▸ **Work instructions**:
Begin with the first line below and retype each line exactly through the line containing "from matplotlib.legend_handler import". Any pictures are to be left out.

▸ **Material provided**:
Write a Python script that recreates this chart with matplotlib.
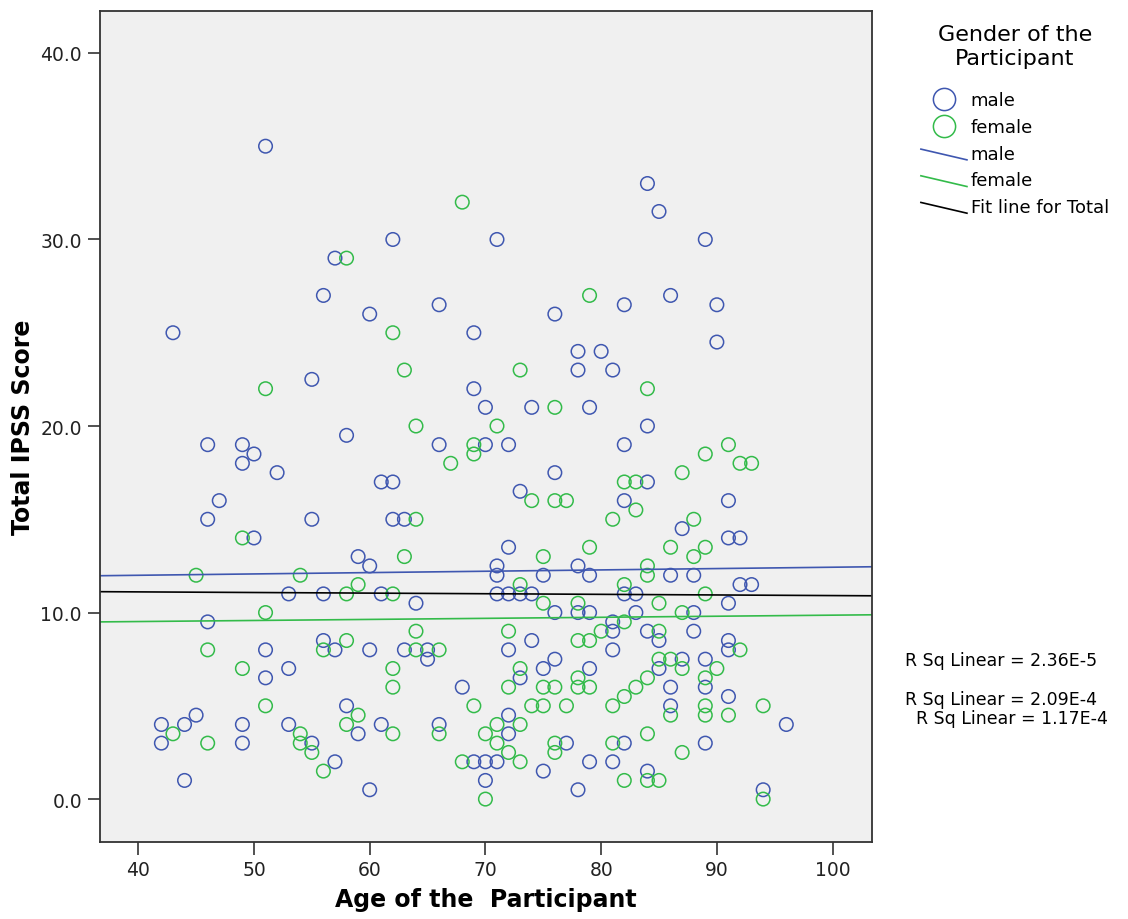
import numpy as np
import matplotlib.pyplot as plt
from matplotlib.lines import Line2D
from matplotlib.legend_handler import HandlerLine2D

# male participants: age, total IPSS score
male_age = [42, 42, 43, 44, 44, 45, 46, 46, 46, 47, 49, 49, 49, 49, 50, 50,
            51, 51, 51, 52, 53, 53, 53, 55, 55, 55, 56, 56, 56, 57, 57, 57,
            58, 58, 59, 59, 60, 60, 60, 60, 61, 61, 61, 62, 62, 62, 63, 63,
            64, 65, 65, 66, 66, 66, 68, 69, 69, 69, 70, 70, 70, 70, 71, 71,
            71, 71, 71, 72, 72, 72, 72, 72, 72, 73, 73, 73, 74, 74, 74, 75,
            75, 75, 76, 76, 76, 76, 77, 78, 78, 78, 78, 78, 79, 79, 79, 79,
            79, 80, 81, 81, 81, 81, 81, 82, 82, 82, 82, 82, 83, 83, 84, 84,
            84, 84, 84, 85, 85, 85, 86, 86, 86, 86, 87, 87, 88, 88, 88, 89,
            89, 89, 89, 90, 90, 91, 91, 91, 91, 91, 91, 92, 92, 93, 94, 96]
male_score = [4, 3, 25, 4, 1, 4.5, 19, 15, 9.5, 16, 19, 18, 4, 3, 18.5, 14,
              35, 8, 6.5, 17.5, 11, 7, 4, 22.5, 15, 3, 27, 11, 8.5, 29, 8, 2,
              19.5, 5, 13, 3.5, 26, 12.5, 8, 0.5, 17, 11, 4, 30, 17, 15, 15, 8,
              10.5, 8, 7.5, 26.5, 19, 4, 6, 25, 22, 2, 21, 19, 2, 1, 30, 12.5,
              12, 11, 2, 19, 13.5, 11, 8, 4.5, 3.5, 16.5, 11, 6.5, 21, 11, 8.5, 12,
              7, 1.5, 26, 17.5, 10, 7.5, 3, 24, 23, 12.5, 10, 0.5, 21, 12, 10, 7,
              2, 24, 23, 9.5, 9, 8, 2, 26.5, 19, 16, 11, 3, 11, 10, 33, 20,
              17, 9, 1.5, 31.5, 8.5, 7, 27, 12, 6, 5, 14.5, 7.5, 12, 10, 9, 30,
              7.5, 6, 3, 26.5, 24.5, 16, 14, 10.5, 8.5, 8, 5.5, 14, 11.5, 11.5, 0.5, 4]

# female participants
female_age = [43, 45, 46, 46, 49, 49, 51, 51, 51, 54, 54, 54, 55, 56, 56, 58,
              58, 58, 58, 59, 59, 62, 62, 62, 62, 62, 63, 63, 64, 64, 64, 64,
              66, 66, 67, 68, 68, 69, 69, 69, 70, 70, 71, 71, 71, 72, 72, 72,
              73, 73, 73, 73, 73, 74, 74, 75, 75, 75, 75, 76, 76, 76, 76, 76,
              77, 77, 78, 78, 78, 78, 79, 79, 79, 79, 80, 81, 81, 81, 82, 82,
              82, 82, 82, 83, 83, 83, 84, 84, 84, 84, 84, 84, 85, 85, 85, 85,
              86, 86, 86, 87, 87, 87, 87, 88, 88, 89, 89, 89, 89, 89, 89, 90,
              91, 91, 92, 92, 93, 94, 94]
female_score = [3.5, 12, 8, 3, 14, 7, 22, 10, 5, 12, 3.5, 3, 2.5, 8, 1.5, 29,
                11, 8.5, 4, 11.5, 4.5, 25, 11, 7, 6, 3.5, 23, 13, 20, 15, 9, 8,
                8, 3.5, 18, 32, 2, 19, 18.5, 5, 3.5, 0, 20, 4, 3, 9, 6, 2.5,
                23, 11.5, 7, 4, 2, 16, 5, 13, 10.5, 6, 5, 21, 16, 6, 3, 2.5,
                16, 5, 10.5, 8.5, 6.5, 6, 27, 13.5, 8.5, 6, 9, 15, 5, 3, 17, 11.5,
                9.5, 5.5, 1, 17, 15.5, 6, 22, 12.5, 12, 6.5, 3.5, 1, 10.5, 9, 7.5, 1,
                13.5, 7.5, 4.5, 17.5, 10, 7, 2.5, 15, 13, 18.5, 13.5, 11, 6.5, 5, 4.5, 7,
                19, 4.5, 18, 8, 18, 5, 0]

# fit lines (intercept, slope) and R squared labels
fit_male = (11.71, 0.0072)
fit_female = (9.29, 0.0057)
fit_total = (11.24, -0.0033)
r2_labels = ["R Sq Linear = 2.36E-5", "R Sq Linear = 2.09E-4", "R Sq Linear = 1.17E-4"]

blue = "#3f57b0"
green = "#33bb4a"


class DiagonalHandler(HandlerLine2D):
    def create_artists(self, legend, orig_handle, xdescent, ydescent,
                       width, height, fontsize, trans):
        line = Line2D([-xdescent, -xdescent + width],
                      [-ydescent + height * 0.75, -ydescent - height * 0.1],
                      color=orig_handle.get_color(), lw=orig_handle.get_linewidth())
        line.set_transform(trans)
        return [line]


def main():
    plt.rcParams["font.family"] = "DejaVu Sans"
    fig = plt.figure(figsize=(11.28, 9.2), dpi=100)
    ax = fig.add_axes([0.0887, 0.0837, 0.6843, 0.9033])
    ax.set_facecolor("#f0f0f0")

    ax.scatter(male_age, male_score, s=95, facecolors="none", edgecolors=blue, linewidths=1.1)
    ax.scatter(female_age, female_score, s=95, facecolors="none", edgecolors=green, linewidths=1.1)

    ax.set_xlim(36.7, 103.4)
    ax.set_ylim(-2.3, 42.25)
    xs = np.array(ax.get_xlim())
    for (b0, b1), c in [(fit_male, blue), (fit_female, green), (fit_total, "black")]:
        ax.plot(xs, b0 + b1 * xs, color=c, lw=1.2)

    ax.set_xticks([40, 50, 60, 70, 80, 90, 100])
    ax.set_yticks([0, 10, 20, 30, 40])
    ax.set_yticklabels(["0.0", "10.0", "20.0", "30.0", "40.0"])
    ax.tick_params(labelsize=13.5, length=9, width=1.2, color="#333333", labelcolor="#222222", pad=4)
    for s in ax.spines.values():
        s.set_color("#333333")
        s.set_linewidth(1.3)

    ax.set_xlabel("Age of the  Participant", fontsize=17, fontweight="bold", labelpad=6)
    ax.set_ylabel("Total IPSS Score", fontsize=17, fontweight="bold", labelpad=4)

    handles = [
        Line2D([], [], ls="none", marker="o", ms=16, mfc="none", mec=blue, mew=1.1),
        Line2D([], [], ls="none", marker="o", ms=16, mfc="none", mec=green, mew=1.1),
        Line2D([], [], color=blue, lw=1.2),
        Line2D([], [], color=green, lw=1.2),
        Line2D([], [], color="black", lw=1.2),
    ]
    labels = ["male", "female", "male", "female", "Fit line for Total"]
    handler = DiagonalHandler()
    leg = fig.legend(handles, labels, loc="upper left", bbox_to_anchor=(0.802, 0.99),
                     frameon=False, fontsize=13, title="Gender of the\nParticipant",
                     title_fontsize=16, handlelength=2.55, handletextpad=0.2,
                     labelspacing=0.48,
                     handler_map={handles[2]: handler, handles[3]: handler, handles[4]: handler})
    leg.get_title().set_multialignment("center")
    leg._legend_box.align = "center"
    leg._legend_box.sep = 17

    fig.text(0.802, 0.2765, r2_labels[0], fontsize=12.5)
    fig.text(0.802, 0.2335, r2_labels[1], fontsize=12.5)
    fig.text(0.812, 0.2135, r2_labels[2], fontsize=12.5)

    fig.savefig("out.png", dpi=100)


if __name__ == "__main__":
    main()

▸ **Exercise answer**:
Write a Python script that recreates this chart with matplotlib.
import numpy as np
import matplotlib.pyplot as plt
from matplotlib.lines import Line2D
from matplotlib.legend_handler import HandlerLine2D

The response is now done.